Jonathan: I would like to say that our move into commissioning and doing ‘first run’ of operas did not come directly. It wasn't something where we said: let's raise some money and do a new opera.” We did have the Aperture Project during the lock-downs which was a seed project, so these efforts have grown out of a seed - but that seed itself came from a point of view that the company has had for a long time.

 

Final question… You two have produced opera in some of the most unlikely venues: train stations, pipe warehouses, punk rock clubs…What is it about the Oakland Scottish Rite that makes you stay?

 

Mark: Well, for one, the space still has a ‘West Edge funkiness’ to it, an adventurousness to it. And, there is theatricality to it. The Scottish Rite Masons are theatrical people. They built an actual stage! Not that we use it—

 

Jonathan: (Chuckling)

 

Mark: They love us being there. There are rehearsal rooms so we are able to do our entire summer operation in one place, rather than how we used to be all over town rehearsing. And we now aren’t dealing with some sort of warehouse where the landlords didn't really get what we were doing and while maybe intrigued, they were ultimately not very cooperative.

 

The people that run the Scottish Rite have really made it possible for us to do what it takes to make opera. There are dressing rooms whereas before we were in, you know, tents. And there are bathrooms whereas before we had porta-potties. There is electricity instead of a generator, but still there is a kind of adventurous feel that has become part of who we are.

 

Jonathan: I would say we've moved from places where the initial reaction would be: Oh, we can't do opera here! to a place where now we say: Oh, could we do opera here?

 

Mark: (laughing) Yes, that’s right.

 

Jonathan: The excitement of taking a place that is forbidding, that is to say that presents many challenges, that process of bringing it to heel, of turning it into ‘opera workable’ is very exciting but doing it year after year takes its toll.

 

But I will say also that the past has sharpened the company's tools. We now have a tool chest for taking any space and making it into a really good presentation space that is very well stocked. We can take a place and, with time, tame it for our purposes.

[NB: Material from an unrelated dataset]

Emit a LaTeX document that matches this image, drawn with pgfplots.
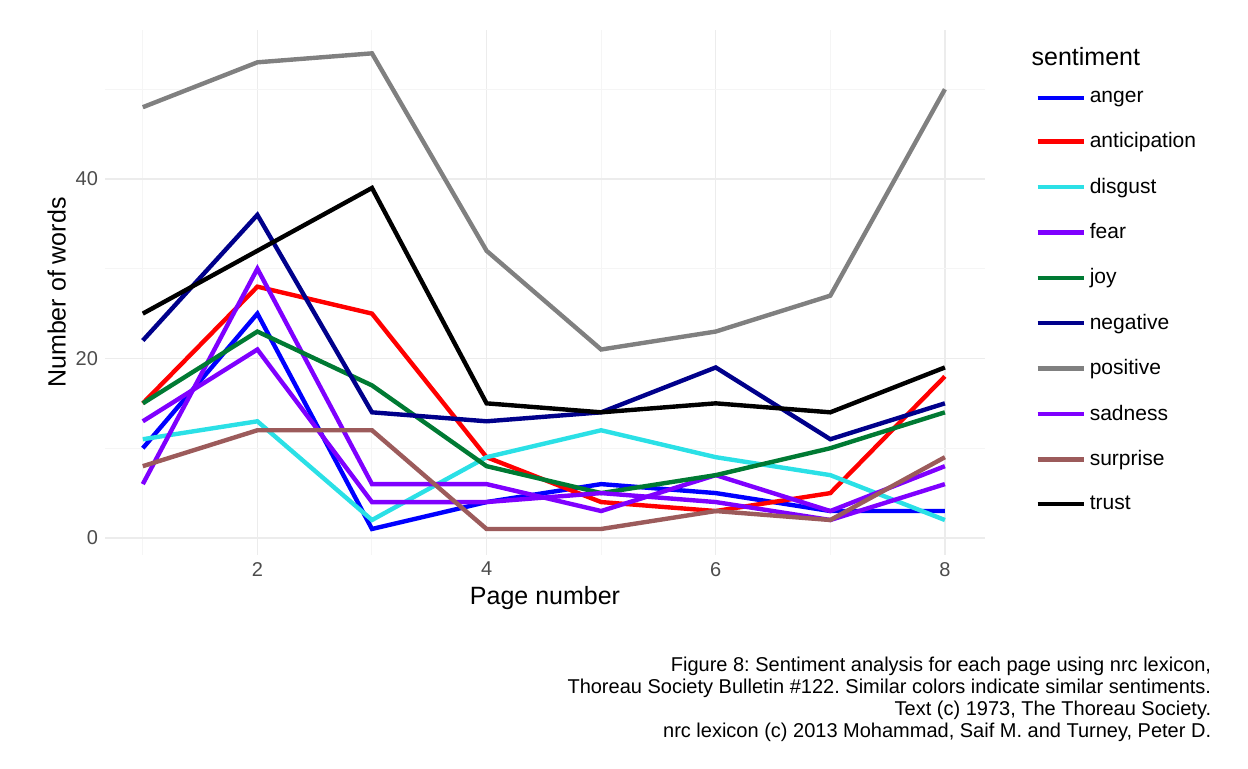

From port-a-potties and generators to The Oakland Scottish Rite Center, WEO Festival's solution to

"Can we do opera here?"


Do you feel like the OSRC makes things more theatrically possible?

 

Mark: Well, we don't have to fight against the space. So, in that sense, yes. But it still takes imagination. We still fight against the space a little bit because we have to change it for our needs rather than the use the Masons intended.

 

That means there are things involving lighting and scenery that we have to sometimes compromise on, or explain to our designers that there are parameters involved that wouldn't exist in a large, traditional opera house.

 

But, we have been able to improve sightlines from previous venues and we have a standard style of orchestra pit now.  And there are many advantages of saving the time and energy that in the past we'd spent creating new spaces every year.

 

Jonathan: Right, before if there were problems with the acoustics the only solution was go somewhere else. Now the solution is: work with what's there because we can adapt to make our acoustics work. So we can take that time and better consider our 2024 season - another in a long line of well-balanced programs, with a variety and interesting collections that you really will not find anywhere else.